Tuesday, March 23, 2010

My Faith: Traditional Or New Age?

In my own words I define traditional faith as a faith based on traditions and customs. Being a catholic we know the traditions followed by our ancestors. But whether we like it or not, some of these traditions have its flaws if we would not be careful enough in following it. As we observe, most super religious older women attend mass on Sundays and even everyday, join church organizations and pray the rosary daily. Yet one of their common flaws is criticizing the young for not doing what they do thereby making them too self-righteous. Most often, they hate the change that the younger generation brings. We know these older people were trying their best to be just as good. However, their traditional beliefs get in the way. Instead of helping the young they do otherwise by criticizing them. Another thing is, if we focus much on traditional expression of our faith we tend to forget the most important thing: our interaction with God is spontaneous. Because God is not a God of traditions only. He is a God of yesterday, today and tomorrow.

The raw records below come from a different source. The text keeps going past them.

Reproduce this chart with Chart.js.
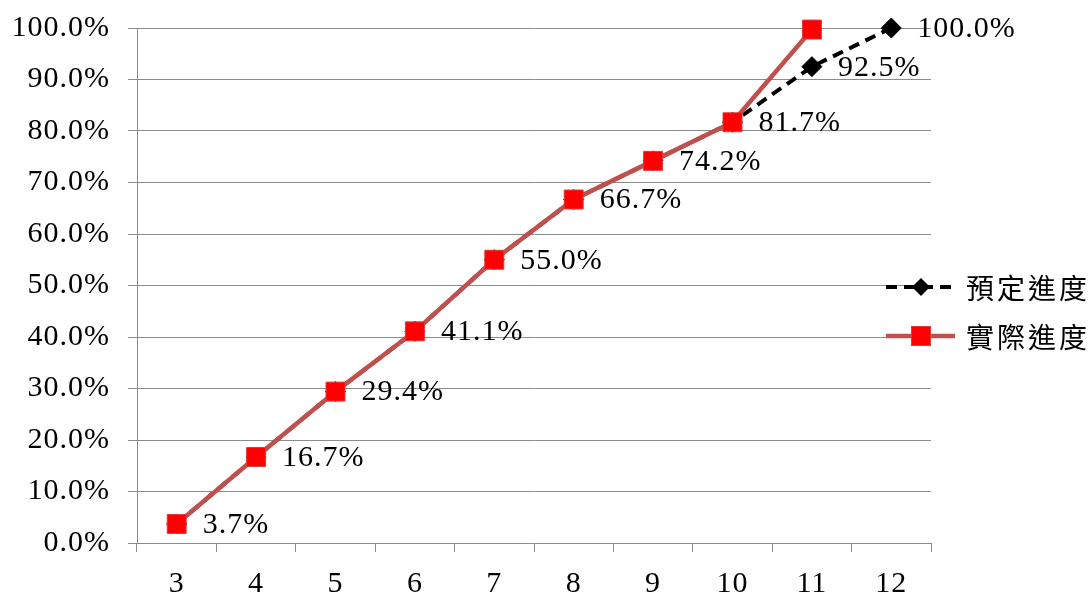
<!DOCTYPE html>
<html>
<head>
<meta charset="utf-8">
<script src="https://cdn.jsdelivr.net/npm/chart.js@4/dist/chart.umd.min.js"></script>
<style>
html,body{margin:0;padding:0;background:#fff;}
#wrap{width:1092px;height:592px;position:relative;}
</style>
</head>
<body>
<div id="wrap"><canvas id="c" width="1092" height="592"></canvas></div>
<script>
const categories = ['3','4','5','6','7','8','9','10','11','12'];
const plannedName = '預定進度';
const actualName = '實際進度';
const plannedValues = [3.7, 16.7, 29.4, 41.1, 55.0, 66.7, 74.2, 81.7, 92.5, 100.0];
const actualValues = [3.7, 16.7, 29.4, 41.1, 55.0, 66.7, 74.2, 81.7, 99.7, null];
const yTickMin = 0, yTickMax = 100, yTickStep = 10;

const SERIF = '"Liberation Serif", "Times New Roman", serif';
const CJK = '"Noto Sans CJK TC", "Noto Sans CJK SC", sans-serif';
const GRID = '#8c8c8c';
const RED_LINE = '#C0504D';
const RED_FILL = '#FF0000';

const spacingPlugin = {
  id: 'spacing',
  beforeDraw(chart) { chart.ctx.letterSpacing = '1px'; }
};

const labelPlugin = {
  id: 'labelsAndLegend',
  afterDatasetsDraw(chart) {
    const ctx = chart.ctx;
    const meta = chart.getDatasetMeta(0);
    ctx.save();
    ctx.letterSpacing = '1px';
    ctx.font = '30px ' + SERIF;
    ctx.fillStyle = '#000';
    ctx.textAlign = 'left';
    ctx.textBaseline = 'middle';
    meta.data.forEach((pt, i) => {
      const v = plannedValues[i];
      ctx.fillText(v.toFixed(1) + '%', pt.x + 26, pt.y + 1);
    });
    ctx.restore();

    // legend
    ctx.save();
    ctx.letterSpacing = '0px';
    const x0 = 886, x1 = 955, mx = 921;
    const rows = [
      {y: 287, name: plannedName, type: 'planned'},
      {y: 336, name: actualName, type: 'actual'}
    ];
    rows.forEach(r => {
      if (r.type === 'planned') {
        ctx.strokeStyle = '#000';
        ctx.lineWidth = 4;
        ctx.setLineDash([11, 7]);
        ctx.beginPath(); ctx.moveTo(x0, r.y); ctx.lineTo(x1, r.y); ctx.stroke();
        ctx.setLineDash([]);
        ctx.fillStyle = '#000';
        ctx.beginPath();
        ctx.moveTo(mx, r.y - 9); ctx.lineTo(mx + 9, r.y); ctx.lineTo(mx, r.y + 9); ctx.lineTo(mx - 9, r.y);
        ctx.closePath(); ctx.fill();
      } else {
        ctx.strokeStyle = RED_LINE;
        ctx.lineWidth = 4.5;
        ctx.beginPath(); ctx.moveTo(x0, r.y); ctx.lineTo(x1, r.y); ctx.stroke();
        ctx.fillStyle = RED_FILL;
        ctx.fillRect(mx - 9.5, r.y - 9.5, 19, 19);
        ctx.strokeStyle = '#E03A3A';
        ctx.lineWidth = 1;
        ctx.strokeRect(mx - 9.5, r.y - 9.5, 19, 19);
      }
      ctx.fillStyle = '#000';
      ctx.font = '28px ' + CJK;
      ctx.textBaseline = 'middle';
      ctx.textAlign = 'left';
      const chars = Array.from(r.name);
      chars.forEach((ch, k) => ctx.fillText(ch, 966 + k * 31, r.y + 1));
    });
    ctx.restore();
  }
};

new Chart(document.getElementById('c'), {
  type: 'line',
  data: {
    labels: categories,
    datasets: [
      {
        label: plannedName,
        data: plannedValues,
        borderColor: '#000',
        backgroundColor: '#000',
        borderWidth: 4,
        borderDash: [11, 7],
        pointStyle: 'rectRot',
        pointRadius: 10,
        pointBorderWidth: 1,
        pointBackgroundColor: '#000',
        pointBorderColor: '#000',
        tension: 0,
        clip: false,
        order: 1
      },
      {
        label: actualName,
        data: actualValues,
        borderColor: RED_LINE,
        backgroundColor: RED_FILL,
        borderWidth: 4.5,
        pointStyle: 'rect',
        pointRadius: 13.4,
        pointBorderWidth: 1,
        pointBackgroundColor: RED_FILL,
        pointBorderColor: '#E03A3A',
        tension: 0,
        spanGaps: false,
        clip: false,
        order: 0
      }
    ]
  },
  options: {
    responsive: false,
    animation: false,
    devicePixelRatio: 1,
    layout: {autoPadding: false, padding: {left: 0, right: 161, top: 28, bottom: 0}},
    plugins: {legend: {display: false}, tooltip: {enabled: false}},
    scales: {
      x: {
        type: 'category',
        offset: true,
        afterFit(s) { s.height = 49; s.paddingLeft = 0; s.paddingRight = 0; },
        grid: {
          offset: true,
          drawOnChartArea: false,
          drawTicks: true,
          tickLength: 9,
          color: GRID,
          lineWidth: 1
        },
        border: {display: true, color: GRID, width: 1},
        ticks: {
          color: '#000',
          font: {family: SERIF, size: 30},
          padding: 14,
          maxRotation: 0,
          autoSkip: false
        }
      },
      y: {
        min: yTickMin,
        max: yTickMax,
        afterFit(s) { s.width = 137; s.paddingTop = 0; s.paddingBottom = 0; },
        grid: {
          color: GRID,
          lineWidth: 1,
          drawTicks: true,
          tickLength: 9
        },
        border: {display: true, color: GRID, width: 1},
        ticks: {
          stepSize: yTickStep,
          color: '#000',
          font: {family: SERIF, size: 30},
          padding: 18,
          callback: v => v.toFixed(1) + '%'
        }
      }
    }
  },
  plugins: [spacingPlugin, labelPlugin]
});
</script>
</body>
</html>
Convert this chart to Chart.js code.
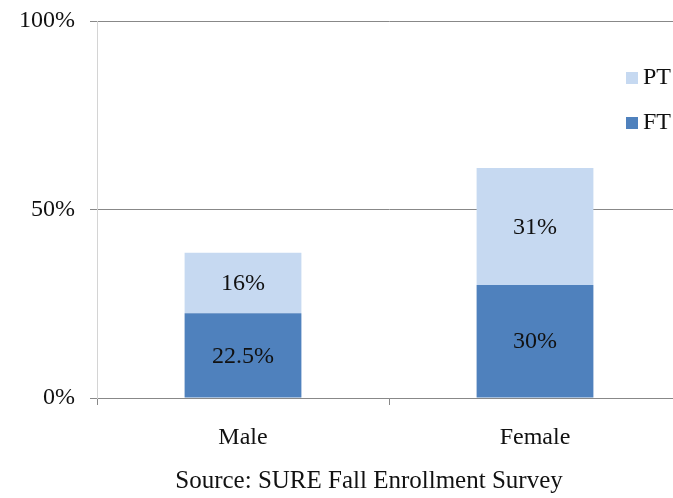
<!DOCTYPE html>
<html>
<head>
<meta charset="utf-8">
<script src="https://cdn.jsdelivr.net/npm/chart.js@4/dist/chart.umd.min.js"></script>
<style>
html,body{margin:0;padding:0;background:#fff;overflow:hidden;}
#wrap{width:700px;height:498px;}
</style>
</head>
<body>
<div id="wrap"><canvas id="c" width="700" height="498"></canvas></div>
<script>
const categories = ["Male", "Female"];
const ftValues = [22.5, 30];
const ptValues = [16, 31];
const ftLabels = ["22.5%", "30%"];
const ptLabels = ["16%", "31%"];
const yTicks = [0, 50, 100];
const sourceText = "Source: SURE Fall Enrollment Survey";

const FONT = '"Liberation Serif", serif';
const FT_COLOR = "#4F81BD";
const PT_COLOR = "#C6D9F1";

const segLabels = {
  id: "segLabels",
  afterDatasetsDraw(chart) {
    const ctx = chart.ctx;
    ctx.save();
    ctx.font = "24px " + FONT;
    ctx.fillStyle = "#111";
    ctx.textAlign = "center";
    ctx.textBaseline = "middle";
    chart.data.datasets.forEach((ds, di) => {
      const meta = chart.getDatasetMeta(di);
      meta.data.forEach((el, i) => {
        const y = (el.y + el.base) / 2;
        ctx.fillText(ds.valueLabels[i], el.x, y + 1);
      });
    });
    ctx.restore();
  }
};

const legendAndSource = {
  id: "legendAndSource",
  afterDraw(chart) {
    const ctx = chart.ctx;
    ctx.save();
    const items = [chart.data.datasets[1], chart.data.datasets[0]];
    items.forEach((ds, k) => {
      const top = 72 + k * 45;
      ctx.fillStyle = ds.backgroundColor;
      ctx.fillRect(626, top, 12, 12);
      ctx.fillStyle = "#111";
      ctx.font = "24px " + FONT;
      ctx.textAlign = "left";
      ctx.textBaseline = "middle";
      ctx.fillText(ds.label, 643, top + 6);
    });
    ctx.font = "25px " + FONT;
    ctx.textAlign = "center";
    ctx.textBaseline = "middle";
    ctx.fillText(sourceText, 369, 481);
    ctx.restore();
  }
};

new Chart(document.getElementById("c"), {
  type: "bar",
  data: {
    labels: categories,
    datasets: [
      { label: "FT", data: ftValues, valueLabels: ftLabels, backgroundColor: FT_COLOR, barPercentage: 0.8, categoryPercentage: 0.5 },
      { label: "PT", data: ptValues, valueLabels: ptLabels, backgroundColor: PT_COLOR, barPercentage: 0.8, categoryPercentage: 0.5 }
    ]
  },
  options: {
    responsive: false,
    devicePixelRatio: 1,
    animation: false,
    layout: { padding: { top: 21, right: 19, left: 0, bottom: 0 } },
    plugins: { legend: { display: false }, tooltip: { enabled: false } },
    scales: {
      x: {
        stacked: true,
        offset: true,
        grid: { offset: true, drawOnChartArea: false, drawTicks: true, tickLength: 7, color: "#888", lineWidth: 1 },
        border: { color: "#888" },
        ticks: { font: { family: FONT, size: 24 }, color: "#111", padding: 18 },
        afterFit(s) { s.height = 100; s.paddingLeft = 0; s.paddingRight = 0; }
      },
      y: {
        stacked: true,
        min: 0,
        max: 100,
        afterBuildTicks(s) { s.ticks = yTicks.map(v => ({ value: v })); },
        grid: { color: "#888", tickLength: 7, drawTicks: true, lineWidth: 1 },
        border: { color: "#d4d4d4" },
        ticks: { font: { family: FONT, size: 24 }, color: "#111", padding: 15, callback: v => v + "%" },
        afterFit(s) { s.width = 97; s.paddingTop = 0; s.paddingBottom = 0; }
      }
    }
  },
  plugins: [segLabels, legendAndSource]
});
</script>
</body>
</html>
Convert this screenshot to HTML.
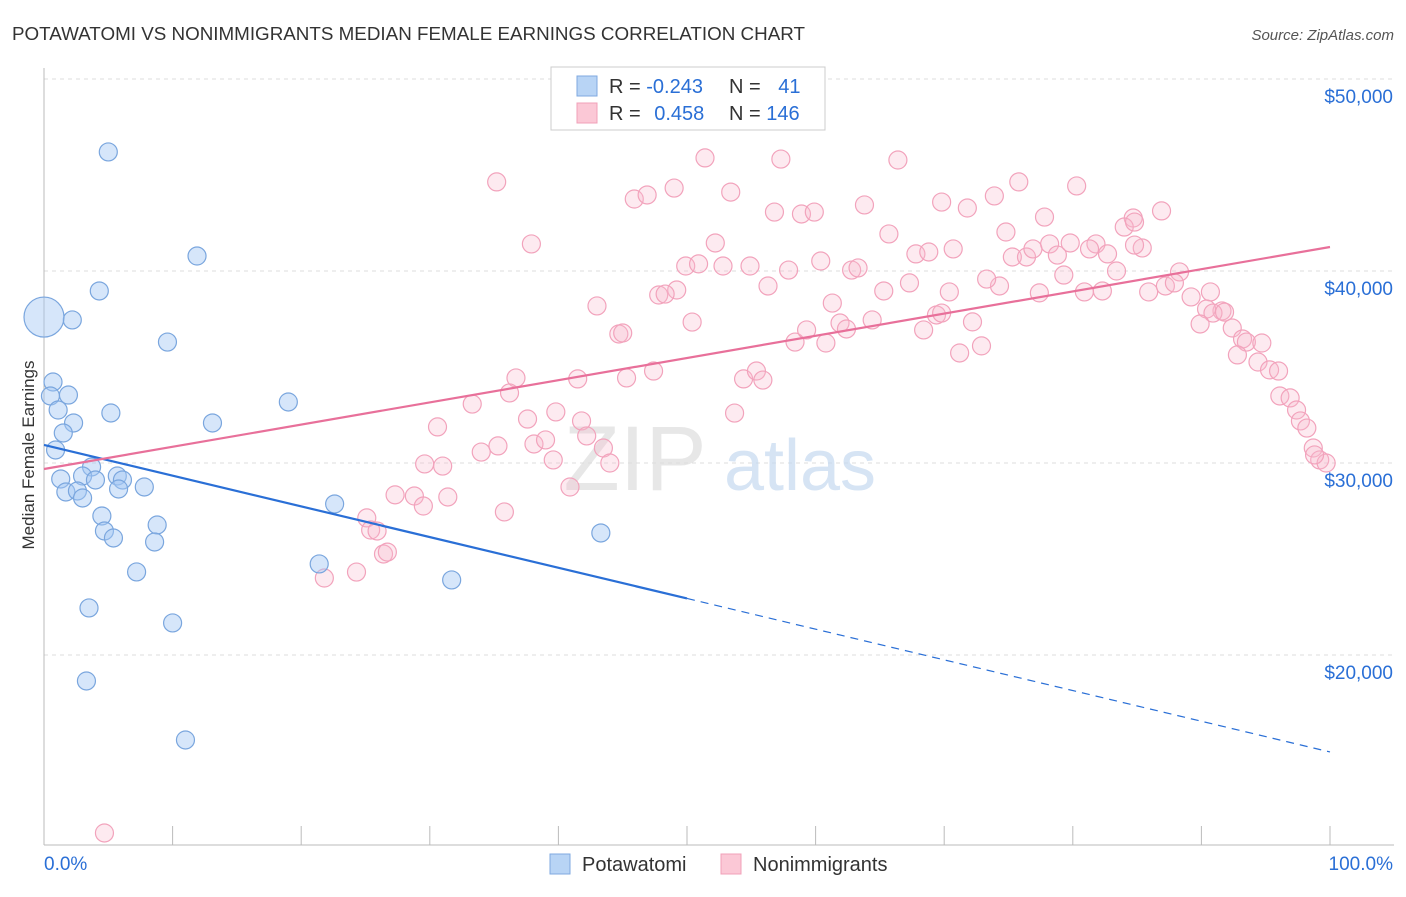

Another kind of faith sprang from what they call new age spirituality or new age enlightenment. It is a kind of faith more focus on one's spirit and what this unlimited spirit can do. In short, it does not recognize a God who is. If my understanding of this kind of faith is lacking, I am open to corrections and more knowledge. As of the moment, this is how I see it.

With regards to my own faith, I believe in the Triune God: Father, Son and Holy Spirit. I go to mass because I believe the priests are given the mission by God to minister the people. I recognize the Bible as the recordings of the history of my faith and of God's love. Like Moses and Jesus, I pray to hear God's words directly speaking to me. This for me is the most important part of my faith: Prayer. I believe what constitutes most in making me what I am is my faith. Furthermore, I believe I have not yet gone deeper into it. Thus on this journey of spirituality I embark.